_Exercise aim_
Your task is to reproduce, verbatim and without pictures, the lines from the opening of the listing through the line containing "const yLabels = [0, 50, 100];".

— Begin Material provided —

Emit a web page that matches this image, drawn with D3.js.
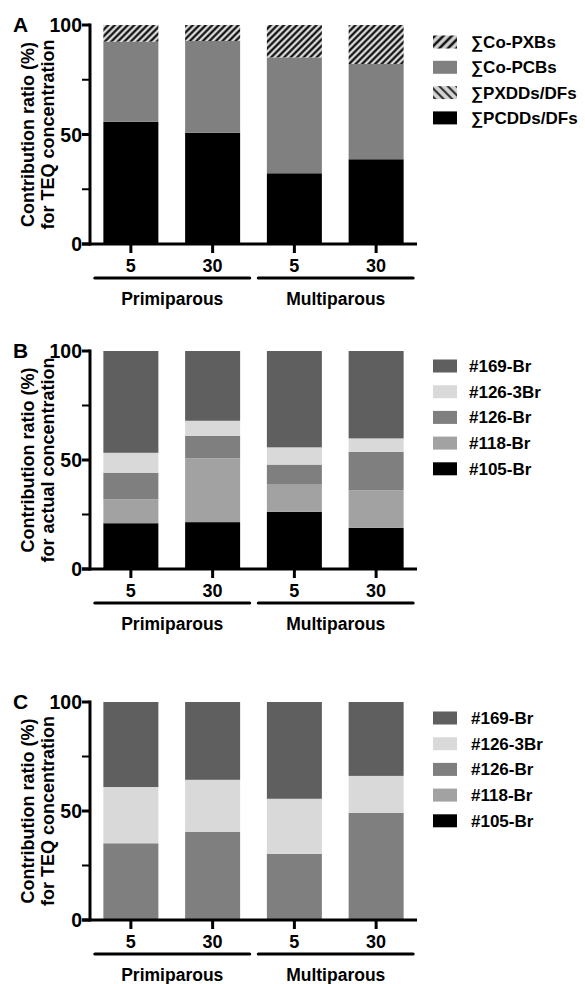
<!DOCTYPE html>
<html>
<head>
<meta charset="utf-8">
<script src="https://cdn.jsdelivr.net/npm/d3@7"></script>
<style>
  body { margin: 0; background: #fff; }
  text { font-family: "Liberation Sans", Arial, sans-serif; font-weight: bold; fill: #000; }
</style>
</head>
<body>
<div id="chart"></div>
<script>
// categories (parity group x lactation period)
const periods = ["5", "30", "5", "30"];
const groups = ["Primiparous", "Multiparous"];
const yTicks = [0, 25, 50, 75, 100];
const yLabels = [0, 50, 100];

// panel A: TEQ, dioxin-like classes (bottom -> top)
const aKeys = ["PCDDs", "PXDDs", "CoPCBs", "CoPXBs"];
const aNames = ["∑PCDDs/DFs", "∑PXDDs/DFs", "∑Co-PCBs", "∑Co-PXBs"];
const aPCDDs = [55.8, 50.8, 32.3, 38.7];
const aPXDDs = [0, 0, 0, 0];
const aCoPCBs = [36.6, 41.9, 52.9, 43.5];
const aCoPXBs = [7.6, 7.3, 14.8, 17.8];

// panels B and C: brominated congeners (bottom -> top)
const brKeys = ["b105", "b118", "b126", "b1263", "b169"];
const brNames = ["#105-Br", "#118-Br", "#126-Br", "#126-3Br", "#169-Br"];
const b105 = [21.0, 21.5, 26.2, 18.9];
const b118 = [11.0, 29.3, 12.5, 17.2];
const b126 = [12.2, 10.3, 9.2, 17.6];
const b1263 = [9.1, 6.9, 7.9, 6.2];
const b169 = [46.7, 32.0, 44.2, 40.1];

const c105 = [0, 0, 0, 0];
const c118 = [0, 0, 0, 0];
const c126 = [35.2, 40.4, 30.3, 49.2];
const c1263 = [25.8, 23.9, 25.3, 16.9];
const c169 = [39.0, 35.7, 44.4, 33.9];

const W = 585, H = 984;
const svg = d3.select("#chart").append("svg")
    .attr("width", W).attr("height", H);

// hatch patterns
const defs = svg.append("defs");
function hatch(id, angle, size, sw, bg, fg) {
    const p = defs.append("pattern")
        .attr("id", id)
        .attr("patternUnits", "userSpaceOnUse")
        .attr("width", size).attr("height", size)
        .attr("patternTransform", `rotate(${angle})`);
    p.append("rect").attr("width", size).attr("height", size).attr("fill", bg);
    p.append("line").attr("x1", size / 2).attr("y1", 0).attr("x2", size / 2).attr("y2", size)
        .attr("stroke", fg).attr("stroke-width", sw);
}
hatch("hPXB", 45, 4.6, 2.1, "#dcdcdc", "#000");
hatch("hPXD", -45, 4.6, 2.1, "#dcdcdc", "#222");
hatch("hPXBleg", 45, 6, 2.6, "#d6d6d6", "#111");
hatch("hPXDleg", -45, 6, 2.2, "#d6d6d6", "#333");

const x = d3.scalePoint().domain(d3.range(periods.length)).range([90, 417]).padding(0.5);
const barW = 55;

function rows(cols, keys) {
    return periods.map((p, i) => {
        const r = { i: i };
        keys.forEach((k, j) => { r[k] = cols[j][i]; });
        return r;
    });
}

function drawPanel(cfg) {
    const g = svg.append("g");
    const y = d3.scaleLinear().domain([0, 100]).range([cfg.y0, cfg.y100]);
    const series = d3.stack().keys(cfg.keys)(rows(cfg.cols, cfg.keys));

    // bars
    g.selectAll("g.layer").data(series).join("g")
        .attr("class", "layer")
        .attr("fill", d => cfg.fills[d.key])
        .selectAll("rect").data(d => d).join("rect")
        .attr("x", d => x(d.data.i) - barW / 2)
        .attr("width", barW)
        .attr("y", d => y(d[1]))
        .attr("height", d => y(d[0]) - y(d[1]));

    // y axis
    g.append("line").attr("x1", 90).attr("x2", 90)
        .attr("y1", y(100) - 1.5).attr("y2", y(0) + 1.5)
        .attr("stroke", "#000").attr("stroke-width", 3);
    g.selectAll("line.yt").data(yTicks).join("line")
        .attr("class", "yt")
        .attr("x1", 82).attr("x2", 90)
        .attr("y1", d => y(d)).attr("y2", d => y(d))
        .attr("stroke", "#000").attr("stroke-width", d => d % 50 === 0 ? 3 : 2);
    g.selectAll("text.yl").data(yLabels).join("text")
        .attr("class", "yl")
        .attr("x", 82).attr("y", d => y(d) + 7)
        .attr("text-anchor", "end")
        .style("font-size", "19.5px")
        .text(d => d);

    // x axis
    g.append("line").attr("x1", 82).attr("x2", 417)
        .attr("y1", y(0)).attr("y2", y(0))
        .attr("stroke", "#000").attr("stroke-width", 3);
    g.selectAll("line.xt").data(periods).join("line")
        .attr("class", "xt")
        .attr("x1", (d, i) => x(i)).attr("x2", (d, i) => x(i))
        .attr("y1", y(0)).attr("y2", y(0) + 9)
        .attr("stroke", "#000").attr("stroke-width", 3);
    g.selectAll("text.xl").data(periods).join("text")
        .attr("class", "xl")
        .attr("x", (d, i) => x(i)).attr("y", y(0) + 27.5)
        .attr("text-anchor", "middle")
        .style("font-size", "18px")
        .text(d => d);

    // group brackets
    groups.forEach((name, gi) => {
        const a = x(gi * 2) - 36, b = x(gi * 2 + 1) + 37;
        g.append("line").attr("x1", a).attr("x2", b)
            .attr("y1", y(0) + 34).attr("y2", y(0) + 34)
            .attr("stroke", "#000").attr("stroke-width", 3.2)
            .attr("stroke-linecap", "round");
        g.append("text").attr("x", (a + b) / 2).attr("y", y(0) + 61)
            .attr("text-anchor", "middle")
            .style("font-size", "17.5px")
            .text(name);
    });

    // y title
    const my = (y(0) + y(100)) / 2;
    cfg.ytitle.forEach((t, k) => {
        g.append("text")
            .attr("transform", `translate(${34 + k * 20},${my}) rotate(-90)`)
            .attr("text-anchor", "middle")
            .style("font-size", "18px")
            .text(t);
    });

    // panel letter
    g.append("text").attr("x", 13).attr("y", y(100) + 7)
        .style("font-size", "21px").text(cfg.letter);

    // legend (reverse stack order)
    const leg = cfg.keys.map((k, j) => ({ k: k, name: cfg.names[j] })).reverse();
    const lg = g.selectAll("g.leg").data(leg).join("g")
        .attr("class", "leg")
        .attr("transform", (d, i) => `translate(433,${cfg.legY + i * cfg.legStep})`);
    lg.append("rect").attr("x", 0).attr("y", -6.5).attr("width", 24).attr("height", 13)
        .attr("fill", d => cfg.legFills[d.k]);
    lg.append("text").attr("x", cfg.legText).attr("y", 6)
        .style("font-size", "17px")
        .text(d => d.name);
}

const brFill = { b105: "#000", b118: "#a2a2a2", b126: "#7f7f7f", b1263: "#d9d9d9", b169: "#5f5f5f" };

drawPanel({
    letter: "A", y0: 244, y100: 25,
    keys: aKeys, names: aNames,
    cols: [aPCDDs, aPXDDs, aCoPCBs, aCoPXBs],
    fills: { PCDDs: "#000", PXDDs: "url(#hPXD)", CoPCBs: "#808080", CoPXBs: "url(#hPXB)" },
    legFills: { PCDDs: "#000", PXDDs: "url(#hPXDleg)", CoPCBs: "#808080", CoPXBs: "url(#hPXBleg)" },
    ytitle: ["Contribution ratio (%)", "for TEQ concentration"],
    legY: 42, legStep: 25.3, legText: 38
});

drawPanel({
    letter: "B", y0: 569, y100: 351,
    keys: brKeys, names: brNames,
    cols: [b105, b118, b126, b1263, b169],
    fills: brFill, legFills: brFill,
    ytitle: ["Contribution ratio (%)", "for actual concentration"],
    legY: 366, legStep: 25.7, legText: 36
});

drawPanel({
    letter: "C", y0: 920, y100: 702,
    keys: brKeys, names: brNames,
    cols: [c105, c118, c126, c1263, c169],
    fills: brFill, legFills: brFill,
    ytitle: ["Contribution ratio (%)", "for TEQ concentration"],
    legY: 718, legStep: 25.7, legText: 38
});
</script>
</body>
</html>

— End Material provided —

_Result below_
Emit a web page that matches this image, drawn with D3.js.
<!DOCTYPE html>
<html>
<head>
<meta charset="utf-8">
<script src="https://cdn.jsdelivr.net/npm/d3@7"></script>
<style>
  body { margin: 0; background: #fff; }
  text { font-family: "Liberation Sans", Arial, sans-serif; font-weight: bold; fill: #000; }
</style>
</head>
<body>
<div id="chart"></div>
<script>
// categories (parity group x lactation period)
const periods = ["5", "30", "5", "30"];
const groups = ["Primiparous", "Multiparous"];
const yTicks = [0, 25, 50, 75, 100];
const yLabels = [0, 50, 100];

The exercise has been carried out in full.